What is logstash?

Logstash is an open‑source tool that collects, transforms, and forwards data (often called logs or events) from many sources to a destination like Elasticsearch, a file, or another system. Think of it as a flexible pipeline that takes raw data, cleans it up or reshapes it, and then sends it where you need it.

Let's break it down

  • Input: Logstash can read data from files, network sockets, databases, cloud services, etc.
  • Filter: Once the data is inside, you can apply filters to parse, enrich, or modify it (e.g., split a log line into fields, add geographic info).
  • Output: After processing, the data is sent out to a destination such as Elasticsearch, a CSV file, or a message queue.

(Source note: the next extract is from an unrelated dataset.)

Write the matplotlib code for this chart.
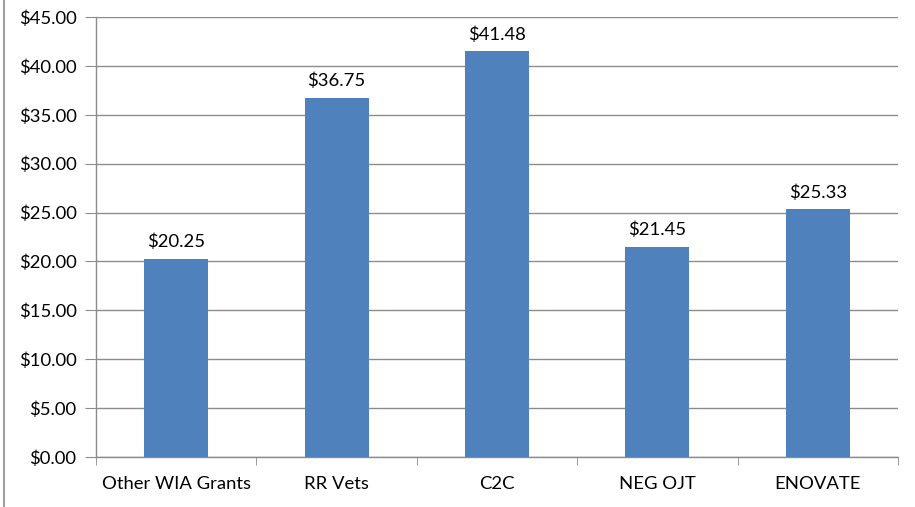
import matplotlib
matplotlib.use("Agg")

import matplotlib.pyplot as plt
from matplotlib.lines import Line2D
from matplotlib.ticker import FuncFormatter

# Average hourly wage by program
categories = ["Other WIA Grants", "RR Vets", "C2C", "NEG OJT", "ENOVATE"]
values = [20.25, 36.75, 41.48, 21.45, 25.33]
y_ticks = [0, 5, 10, 15, 20, 25, 30, 35, 40, 45]

plt.rcParams['font.family'] = ['Lato', 'DejaVu Sans']

fig = plt.figure(figsize=(9.15, 5.07), dpi=100)
ax = fig.add_axes([96 / 915, 50 / 507, 802 / 915, 440 / 507])

x = list(range(len(categories)))
bars = ax.bar(x, values, width=0.4, color="#4F81BD", zorder=3)

for xi, v in zip(x, values):
    ax.text(xi, v + 0.9, "${:.2f}".format(v), ha="center", va="bottom", fontsize=13.3)

ax.set_xlim(-0.5, len(categories) - 0.5)
ax.set_ylim(0, 45)
ax.set_yticks(y_ticks)
ax.yaxis.set_major_formatter(FuncFormatter(lambda v, p: "${:.2f}".format(v)))
ax.set_xticks(x)
ax.set_xticklabels(categories)
ax.set_xticks([i - 0.5 for i in range(len(categories) + 1)], minor=True)

ax.grid(True, axis="y", color="#8c8c8c", linewidth=1, zorder=0)
for side in ["top", "right"]:
    ax.spines[side].set_visible(False)
for side in ["left", "bottom"]:
    ax.spines[side].set_color("#8c8c8c")
    ax.spines[side].set_linewidth(1)

ax.tick_params(axis="y", length=8, color="#8c8c8c", labelsize=13.3, pad=6)
ax.tick_params(axis="x", which="major", length=0, labelsize=13.3, pad=14)
ax.tick_params(axis="x", which="minor", length=6, color="#8c8c8c")

# gray border on the left edge of the image
fig.add_artist(Line2D([4 / 915, 4 / 915], [0, 1], color="#a0a0a0", linewidth=1.5))

plt.savefig("out.png", dpi=100)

All of this is defined in a simple text file called a pipeline configuration that lists inputs, filters, and outputs in order.

Why does it matter?

  • Centralized logging: It gathers logs from many different servers and formats them consistently, making troubleshooting easier.
  • Real‑time processing: You can transform data on the fly, so you don’t have to clean it later.
  • Scalability: Works for small projects and large, distributed systems alike.
  • Integration: Fits naturally with the Elastic Stack (Elasticsearch, Kibana, Beats) and many other tools.

Where is it used?

  • Monitoring and alerting systems that need to analyze server logs, application logs, or security events.
  • Data pipelines that ingest metrics, clickstreams, or IoT sensor data.
  • Centralized logging for micro‑service architectures, Kubernetes clusters, or cloud environments.
  • Any situation where raw log files must be parsed, enriched, and stored for search and visualization.

Good things about it

  • Flexibility: Hundreds of plugins for inputs, filters, and outputs.
  • Open source: Free to use, with a large community and regular updates.
  • Easy to configure: Simple DSL (domain‑specific language) in plain text files.
  • Powerful filtering: Grok patterns, date parsing, geo‑IP lookup, and more.
  • Works with the Elastic Stack: Seamless hand‑off to Elasticsearch and Kibana for search and dashboards.

Not-so-good things

  • Performance overhead: Heavy filtering can consume CPU and memory, especially on high‑volume streams.
  • Complex pipelines can become hard to maintain: Large config files may get messy without good documentation.
  • Learning curve for advanced features: Mastering Grok patterns and conditional logic takes time.
  • Limited native UI: Configuration is file‑based; you need external tools or plugins for visual pipeline design.
  • Version compatibility: Some plugins may lag behind the core Logstash version, requiring careful version management.